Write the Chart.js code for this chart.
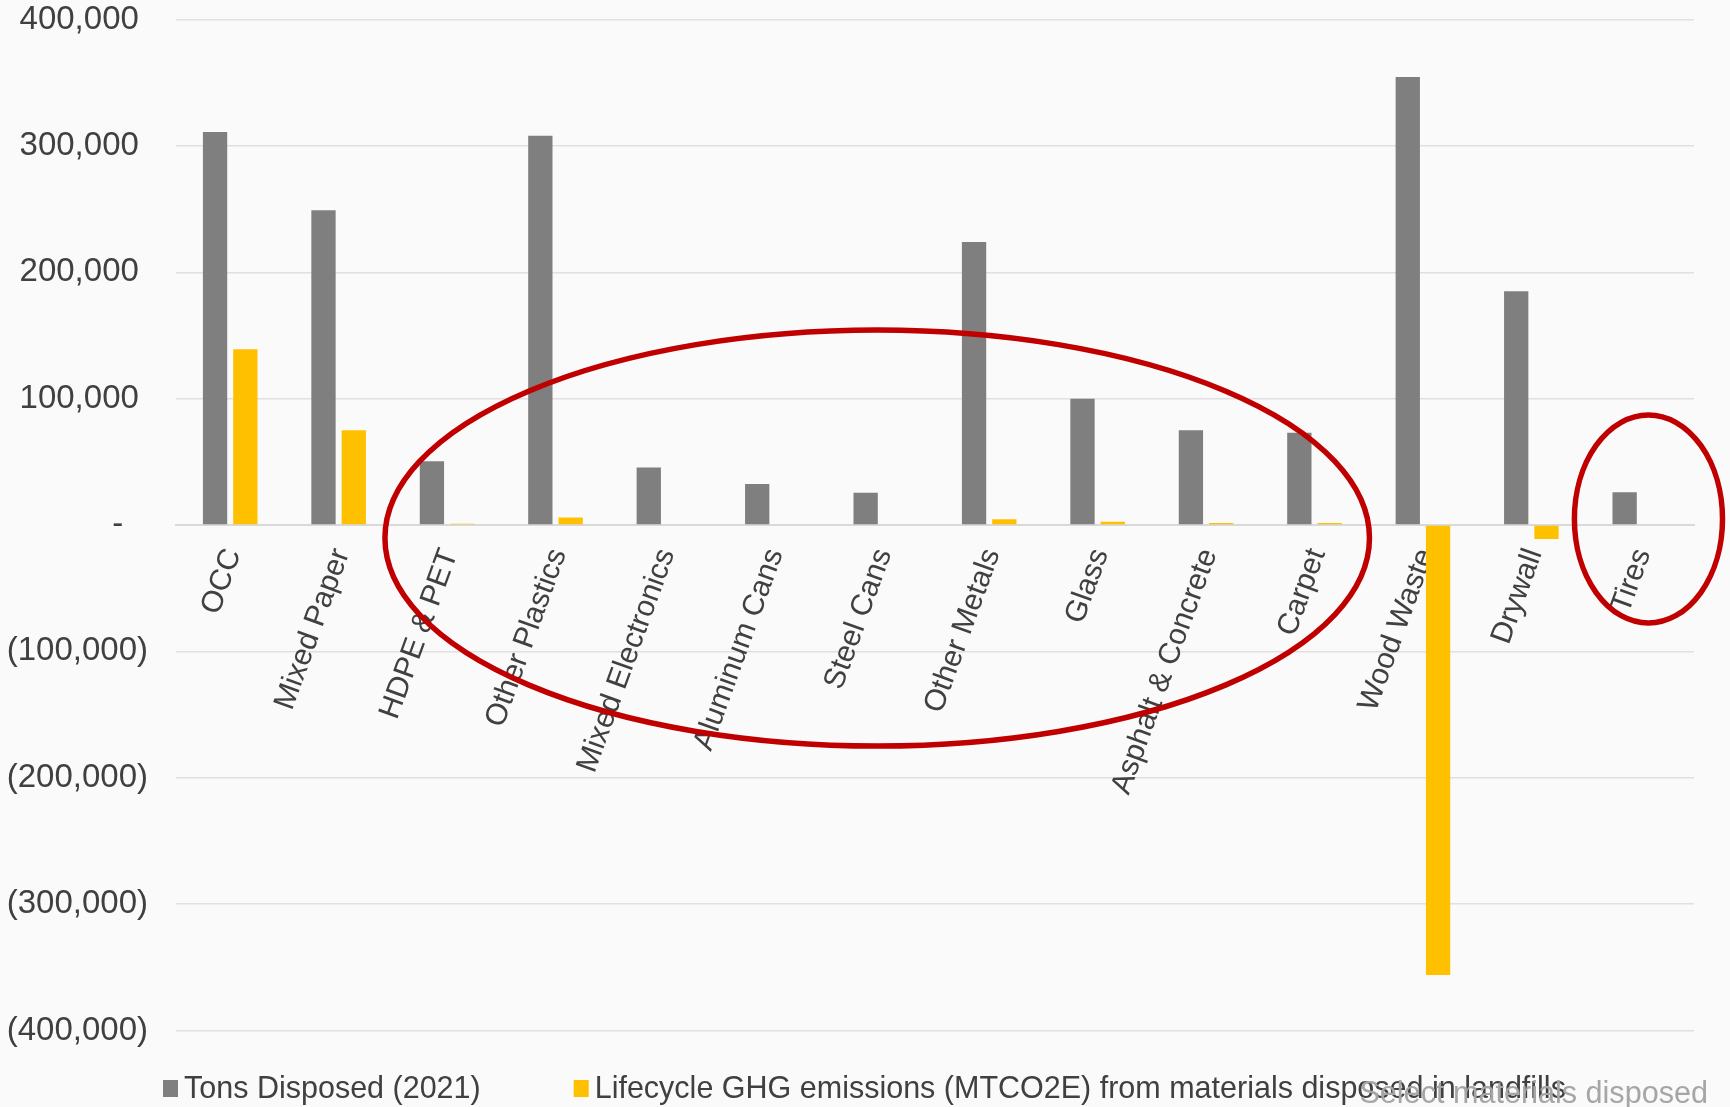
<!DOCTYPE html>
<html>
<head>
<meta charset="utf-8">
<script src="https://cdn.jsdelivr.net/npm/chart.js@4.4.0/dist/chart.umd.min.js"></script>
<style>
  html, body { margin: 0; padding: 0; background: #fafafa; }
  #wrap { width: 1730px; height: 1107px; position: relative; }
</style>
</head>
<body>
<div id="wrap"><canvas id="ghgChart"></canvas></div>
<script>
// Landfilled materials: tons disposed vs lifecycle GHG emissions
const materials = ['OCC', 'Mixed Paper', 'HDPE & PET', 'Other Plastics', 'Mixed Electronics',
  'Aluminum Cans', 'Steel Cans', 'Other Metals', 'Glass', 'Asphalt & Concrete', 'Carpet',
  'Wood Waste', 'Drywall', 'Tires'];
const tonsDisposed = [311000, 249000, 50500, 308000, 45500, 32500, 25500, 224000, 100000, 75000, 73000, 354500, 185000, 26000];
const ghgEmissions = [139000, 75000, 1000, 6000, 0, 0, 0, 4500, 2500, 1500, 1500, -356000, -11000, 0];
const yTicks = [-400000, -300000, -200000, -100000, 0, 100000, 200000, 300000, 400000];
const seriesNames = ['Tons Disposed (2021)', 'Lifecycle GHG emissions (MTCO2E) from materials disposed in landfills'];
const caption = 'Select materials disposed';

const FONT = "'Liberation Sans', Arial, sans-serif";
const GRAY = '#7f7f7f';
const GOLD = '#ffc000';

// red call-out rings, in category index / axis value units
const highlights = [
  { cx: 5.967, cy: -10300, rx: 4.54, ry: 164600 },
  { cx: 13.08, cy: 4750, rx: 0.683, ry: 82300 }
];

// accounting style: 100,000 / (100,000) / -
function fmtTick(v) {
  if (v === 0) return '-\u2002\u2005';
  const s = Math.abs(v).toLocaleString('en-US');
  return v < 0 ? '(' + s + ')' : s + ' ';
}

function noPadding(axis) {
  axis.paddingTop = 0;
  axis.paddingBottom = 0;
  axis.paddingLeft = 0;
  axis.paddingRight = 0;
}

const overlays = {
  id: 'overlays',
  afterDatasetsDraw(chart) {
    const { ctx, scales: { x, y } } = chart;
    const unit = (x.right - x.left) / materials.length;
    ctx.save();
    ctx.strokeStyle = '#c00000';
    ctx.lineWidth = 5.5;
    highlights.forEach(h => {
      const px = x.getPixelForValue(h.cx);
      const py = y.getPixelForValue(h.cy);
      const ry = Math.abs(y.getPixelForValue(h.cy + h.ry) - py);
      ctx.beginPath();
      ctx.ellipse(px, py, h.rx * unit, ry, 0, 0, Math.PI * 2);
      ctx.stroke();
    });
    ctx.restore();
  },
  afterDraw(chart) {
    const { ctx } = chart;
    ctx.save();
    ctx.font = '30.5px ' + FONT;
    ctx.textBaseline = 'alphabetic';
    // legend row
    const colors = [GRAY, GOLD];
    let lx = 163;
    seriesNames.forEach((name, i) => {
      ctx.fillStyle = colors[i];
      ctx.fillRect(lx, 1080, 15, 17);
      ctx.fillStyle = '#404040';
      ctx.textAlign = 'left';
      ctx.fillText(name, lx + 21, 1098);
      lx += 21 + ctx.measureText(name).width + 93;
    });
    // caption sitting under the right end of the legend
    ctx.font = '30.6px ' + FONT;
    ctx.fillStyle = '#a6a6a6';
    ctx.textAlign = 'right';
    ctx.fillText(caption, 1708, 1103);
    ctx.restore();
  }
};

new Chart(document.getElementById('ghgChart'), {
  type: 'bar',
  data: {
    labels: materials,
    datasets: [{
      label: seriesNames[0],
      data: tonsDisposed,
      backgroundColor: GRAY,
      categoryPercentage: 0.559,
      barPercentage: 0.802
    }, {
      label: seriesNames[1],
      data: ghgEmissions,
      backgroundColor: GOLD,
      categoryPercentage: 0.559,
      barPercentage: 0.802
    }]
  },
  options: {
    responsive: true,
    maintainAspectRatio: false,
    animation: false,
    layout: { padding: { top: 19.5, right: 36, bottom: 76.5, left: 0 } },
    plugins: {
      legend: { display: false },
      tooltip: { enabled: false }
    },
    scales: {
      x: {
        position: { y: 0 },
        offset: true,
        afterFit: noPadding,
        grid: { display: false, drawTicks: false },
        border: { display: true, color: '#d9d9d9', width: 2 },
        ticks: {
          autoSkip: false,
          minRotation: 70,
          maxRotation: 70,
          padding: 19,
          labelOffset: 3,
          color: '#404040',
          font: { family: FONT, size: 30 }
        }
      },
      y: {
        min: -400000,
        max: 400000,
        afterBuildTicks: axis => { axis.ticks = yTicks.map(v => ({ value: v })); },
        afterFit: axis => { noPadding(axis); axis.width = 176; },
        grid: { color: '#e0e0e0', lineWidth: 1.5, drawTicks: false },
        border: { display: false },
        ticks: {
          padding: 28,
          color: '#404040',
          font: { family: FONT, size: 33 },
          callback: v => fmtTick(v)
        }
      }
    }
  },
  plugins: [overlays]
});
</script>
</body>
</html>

++++++++++++++++++++

All the material shown above is to be copied exactly, with no pictures carried over.

Write the Chart.js code for this chart.
<!DOCTYPE html>
<html>
<head>
<meta charset="utf-8">
<script src="https://cdn.jsdelivr.net/npm/chart.js@4.4.0/dist/chart.umd.min.js"></script>
<style>
  html, body { margin: 0; padding: 0; background: #fafafa; }
  #wrap { width: 1730px; height: 1107px; position: relative; }
</style>
</head>
<body>
<div id="wrap"><canvas id="ghgChart"></canvas></div>
<script>
// Landfilled materials: tons disposed vs lifecycle GHG emissions
const materials = ['OCC', 'Mixed Paper', 'HDPE & PET', 'Other Plastics', 'Mixed Electronics',
  'Aluminum Cans', 'Steel Cans', 'Other Metals', 'Glass', 'Asphalt & Concrete', 'Carpet',
  'Wood Waste', 'Drywall', 'Tires'];
const tonsDisposed = [311000, 249000, 50500, 308000, 45500, 32500, 25500, 224000, 100000, 75000, 73000, 354500, 185000, 26000];
const ghgEmissions = [139000, 75000, 1000, 6000, 0, 0, 0, 4500, 2500, 1500, 1500, -356000, -11000, 0];
const yTicks = [-400000, -300000, -200000, -100000, 0, 100000, 200000, 300000, 400000];
const seriesNames = ['Tons Disposed (2021)', 'Lifecycle GHG emissions (MTCO2E) from materials disposed in landfills'];
const caption = 'Select materials disposed';

const FONT = "'Liberation Sans', Arial, sans-serif";
const GRAY = '#7f7f7f';
const GOLD = '#ffc000';

// red call-out rings, in category index / axis value units
const highlights = [
  { cx: 5.967, cy: -10300, rx: 4.54, ry: 164600 },
  { cx: 13.08, cy: 4750, rx: 0.683, ry: 82300 }
];

// accounting style: 100,000 / (100,000) / -
function fmtTick(v) {
  if (v === 0) return '-\u2002\u2005';
  const s = Math.abs(v).toLocaleString('en-US');
  return v < 0 ? '(' + s + ')' : s + ' ';
}

function noPadding(axis) {
  axis.paddingTop = 0;
  axis.paddingBottom = 0;
  axis.paddingLeft = 0;
  axis.paddingRight = 0;
}

const overlays = {
  id: 'overlays',
  afterDatasetsDraw(chart) {
    const { ctx, scales: { x, y } } = chart;
    const unit = (x.right - x.left) / materials.length;
    ctx.save();
    ctx.strokeStyle = '#c00000';
    ctx.lineWidth = 5.5;
    highlights.forEach(h => {
      const px = x.getPixelForValue(h.cx);
      const py = y.getPixelForValue(h.cy);
      const ry = Math.abs(y.getPixelForValue(h.cy + h.ry) - py);
      ctx.beginPath();
      ctx.ellipse(px, py, h.rx * unit, ry, 0, 0, Math.PI * 2);
      ctx.stroke();
    });
    ctx.restore();
  },
  afterDraw(chart) {
    const { ctx } = chart;
    ctx.save();
    ctx.font = '30.5px ' + FONT;
    ctx.textBaseline = 'alphabetic';
    // legend row
    const colors = [GRAY, GOLD];
    let lx = 163;
    seriesNames.forEach((name, i) => {
      ctx.fillStyle = colors[i];
      ctx.fillRect(lx, 1080, 15, 17);
      ctx.fillStyle = '#404040';
      ctx.textAlign = 'left';
      ctx.fillText(name, lx + 21, 1098);
      lx += 21 + ctx.measureText(name).width + 93;
    });
    // caption sitting under the right end of the legend
    ctx.font = '30.6px ' + FONT;
    ctx.fillStyle = '#a6a6a6';
    ctx.textAlign = 'right';
    ctx.fillText(caption, 1708, 1103);
    ctx.restore();
  }
};

new Chart(document.getElementById('ghgChart'), {
  type: 'bar',
  data: {
    labels: materials,
    datasets: [{
      label: seriesNames[0],
      data: tonsDisposed,
      backgroundColor: GRAY,
      categoryPercentage: 0.559,
      barPercentage: 0.802
    }, {
      label: seriesNames[1],
      data: ghgEmissions,
      backgroundColor: GOLD,
      categoryPercentage: 0.559,
      barPercentage: 0.802
    }]
  },
  options: {
    responsive: true,
    maintainAspectRatio: false,
    animation: false,
    layout: { padding: { top: 19.5, right: 36, bottom: 76.5, left: 0 } },
    plugins: {
      legend: { display: false },
      tooltip: { enabled: false }
    },
    scales: {
      x: {
        position: { y: 0 },
        offset: true,
        afterFit: noPadding,
        grid: { display: false, drawTicks: false },
        border: { display: true, color: '#d9d9d9', width: 2 },
        ticks: {
          autoSkip: false,
          minRotation: 70,
          maxRotation: 70,
          padding: 19,
          labelOffset: 3,
          color: '#404040',
          font: { family: FONT, size: 30 }
        }
      },
      y: {
        min: -400000,
        max: 400000,
        afterBuildTicks: axis => { axis.ticks = yTicks.map(v => ({ value: v })); },
        afterFit: axis => { noPadding(axis); axis.width = 176; },
        grid: { color: '#e0e0e0', lineWidth: 1.5, drawTicks: false },
        border: { display: false },
        ticks: {
          padding: 28,
          color: '#404040',
          font: { family: FONT, size: 33 },
          callback: v => fmtTick(v)
        }
      }
    }
  },
  plugins: [overlays]
});
</script>
</body>
</html>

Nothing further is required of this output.